Survey Data

Reg No

12402605


Rating

Regional


Categories of Special Interest

Architectural, Historical, Social


Original Use

Farm house


In Use As

Museum/gallery


Date

1675 - 1680


Coordinates

240917, 144702


Date Recorded

08/11/2004


Date Updated

--/--/--


Description

Detached five-bay single-storey lobby entry thatched house with dormer attic, built 1676, on a rectangular plan centred on single-bay single-storey windbreak. Renovated, ----, to accommodate alternative use. Hipped thatch roof with chicken wire-covered exposed lattice stretchers to raised ridge having exposed scallops, red brick Running bond off-central dwarf chimney stack having corbelled stepped capping, and blind stretchers to chicken wire-covered eaves having blind scallops. Roughcast battered walls.

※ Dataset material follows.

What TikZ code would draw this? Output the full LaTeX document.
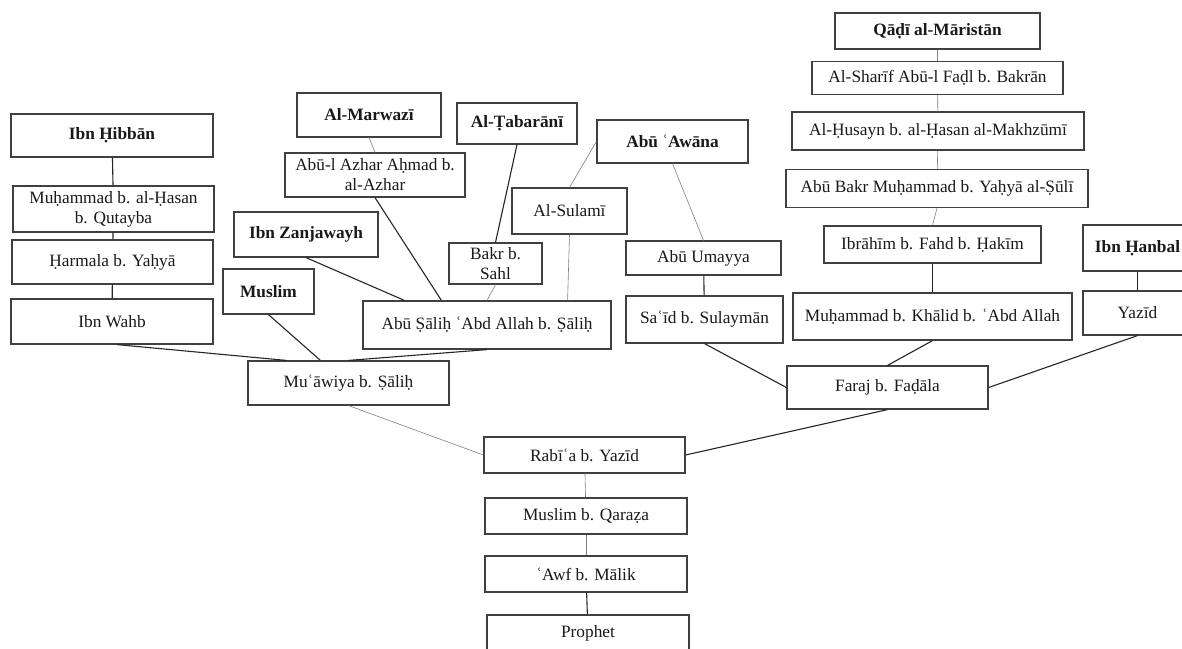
\documentclass[tikz,border=0pt]{standalone}
\usepackage{fontspec}
\setmainfont{Liberation Serif}
\usetikzlibrary{calc}

\tikzset{
  box/.style={draw=black!75, line width=1.2pt, fill=white, inner sep=0pt,
    align=center, text=black!90, font=\fontsize{17.3}{20}\selectfont},
  head/.style={box, font=\fontsize{17.3}{20}\selectfont\bfseries},
  link/.style={draw=black!85, line width=1.1pt},
  faint/.style={draw=black!50, line width=0.6pt},
}

% place a box by its pixel centre and size
\newcommand{\bx}[6][box]{%
  \node[#1, minimum width=#4pt, minimum height=#5pt] (#2) at (#3) {#6};}

\begin{document}
\begin{tikzpicture}[x=1pt, y=-1pt]
\useasboundingbox (0,0) rectangle (1182,648);
\clip (0,0) rectangle (1182,648);
\fill[white] (0,0) rectangle (1182,648);

% --- Ibn Hibban chain
\bx[head]{hibban}{112,135.5}{202}{43}{Ibn Ḥibbān}
\bx{qutayba}{113.5,209}{201}{46}{Muḥammad b. al-Ḥasan\\b. Qutayba}
\bx{harmala}{112.5,262}{201}{44}{Ḥarmala b. Yaḥyā}
\bx{wahb}{112,321.5}{202}{45}{Ibn Wahb}

% --- collectors around Abu Salih
\bx[head]{muslim}{268.5,291.5}{91}{45}{Muslim}
\bx[head]{zanjawayh}{306,234.5}{144}{45}{Ibn Zanjawayh}
\bx[head]{marwazi}{369,115}{144}{44}{Al-Marwazī}
\bx{azhar}{375,175}{180}{44}{Abū-l Azhar Aḥmad b.\\al-Azhar}
\bx[head]{tabarani}{517,123.5}{120}{41}{Al-Ṭabarānī}
\bx{bakr}{495.5,263.5}{93}{41}{Bakr b.\\Sahl}
\bx{sulami}{569.5,211}{115}{46}{Al-Sulamī}
\bx[head]{awana}{672.5,141.5}{151}{43}{Abū ʿAwāna}
\bx{abusalih}{487,325}{248}{48}{Abū Ṣāliḥ ʿAbd Allah b. Ṣāliḥ}
\bx{muawiya}{348.5,383}{201}{44}{Muʿāwiya b. Ṣāliḥ}

% --- Faraj branch
\bx{umayya}{703.5,258}{155}{34}{Abū Umayya}
\bx{said}{704.5,319.5}{157}{47}{Saʿīd b. Sulaymān}
\bx[head]{qadi}{937.5,31}{205}{36}{Qāḍī al-Māristān}
\bx{sharif}{937.5,78}{251}{33}{Al-Sharīf Abū-l Faḍl b. Bakrān}
\bx{husayn}{938,131}{292}{38}{Al-Ḥusayn b. al-Ḥasan al-Makhzūmī}
\bx{suli}{937,188.5}{302}{38}{Abū Bakr Muḥammad b. Yaḥyā al-Ṣūlī}
\bx{ibrahim}{932.5,244.5}{217}{37}{Ibrāhīm b. Fahd b. Ḥakīm}
\bx{khalid}{932.5,316.5}{279}{47}{Muḥammad b. Khālid b. ʿAbd Allah}
\bx[head]{hanbal}{1137.5,248}{109}{46}{Ibn Ḥanbal}
\bx{yazid}{1137.5,313}{109}{44}{Yazīd}
\bx{faraj}{887.5,387.5}{201}{43}{Faraj b. Faḍāla}

% --- common trunk
\bx{rabia}{584.5,455}{201}{36}{Rabīʿa b. Yazīd}
\bx{qaraza}{586,516}{202}{36}{Muslim b. Qaraẓa}
\bx{awf}{586,574}{202}{36}{ʿAwf b. Mālik}
\bx{prophet}{588,633.5}{202}{37}{Prophet}

% --- connectors
\draw[link] (hibban) -- (qutayba);
\draw[link] (qutayba) -- (harmala);
\draw[link] (harmala) -- (wahb);
\draw[link] ($(wahb.south)+(5,0)$) -- ($(muawiya.north west)+(39,0)$);
\draw[link] (muslim.south) -- ($(muawiya.north west)+(73,0)$);
\draw[link] (abusalih.south) -- (muawiya.north);
\draw[link] (zanjawayh.south) -- ($(abusalih.north west)+(42,0)$);
\draw[faint] (marwazi.south) -- (azhar.north);
\draw[link] (azhar.south) -- ($(abusalih.north west)+(79,0)$);
\draw[link] (tabarani.south) -- (bakr.north);
\draw[faint] (bakr.south) -- (abusalih.north);
\draw[faint] (awana.west) -- (sulami.north);
\draw[faint] (sulami.south) -- ($(abusalih.north east)+(-44,0)$);
\draw[faint] (awana.south) -- (umayya.north);
\draw[link] (umayya) -- (said);
\draw[link] (said.south) -- (faraj.west);
\draw[faint] (qadi) -- (sharif);
\draw[faint] (sharif) -- (husayn);
\draw[faint] (husayn) -- (suli);
\draw[faint] (suli.south) -- (ibrahim.north);
\draw[link] (ibrahim) -- (khalid);
\draw[link] (khalid.south) -- (faraj.north);
\draw[link] (hanbal) -- (yazid);
\draw[link] (yazid.south) -- (faraj.east);
\draw[link] (faraj.south) -- (rabia.east);
\draw[faint] (muawiya.south) -- (rabia.west);
\draw[faint] (rabia) -- (qaraza);
\draw[faint] (qaraza) -- (awf);
\draw[link] (awf) -- (prophet);
\end{tikzpicture}
\end{document}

Square-headed central door opening with concealed dressings framing replacement timber boarded half door. Square-headed window openings with cut-limestone sills, and concealed dressings framing replacement six-over-six timber sash windows behind wrought iron bars. Square-headed window openings (dormer attic) with concealed dressings framing timber casement windows behind wrought iron bars. Set in relandscaped grounds.

Appraisal

A farmhouse identified as an important component of the vernacular heritage of the environs of Callan by such attributes as the rectilinear lobby entry plan form centred on a characteristic windbreak; the construction in unrefined local fieldstone displaying a battered silhouette; the disproportionate bias of solid to void in the massing; and the high pitched roof showing a thatch finish. NOTE: Tenanted by Robert Rice (1725-87) and Margaret Rice (née Tierney) (1732-1812) and given as the birthplace of Edmund Ignatius Rice (1762-1844) who was the 'FOUNDER & FIRST SUPERIOR GENERAL OF THE INSTITUTE OF THE CHRISTIAN BROTHERS OF IRELAND' (cf. 12314061).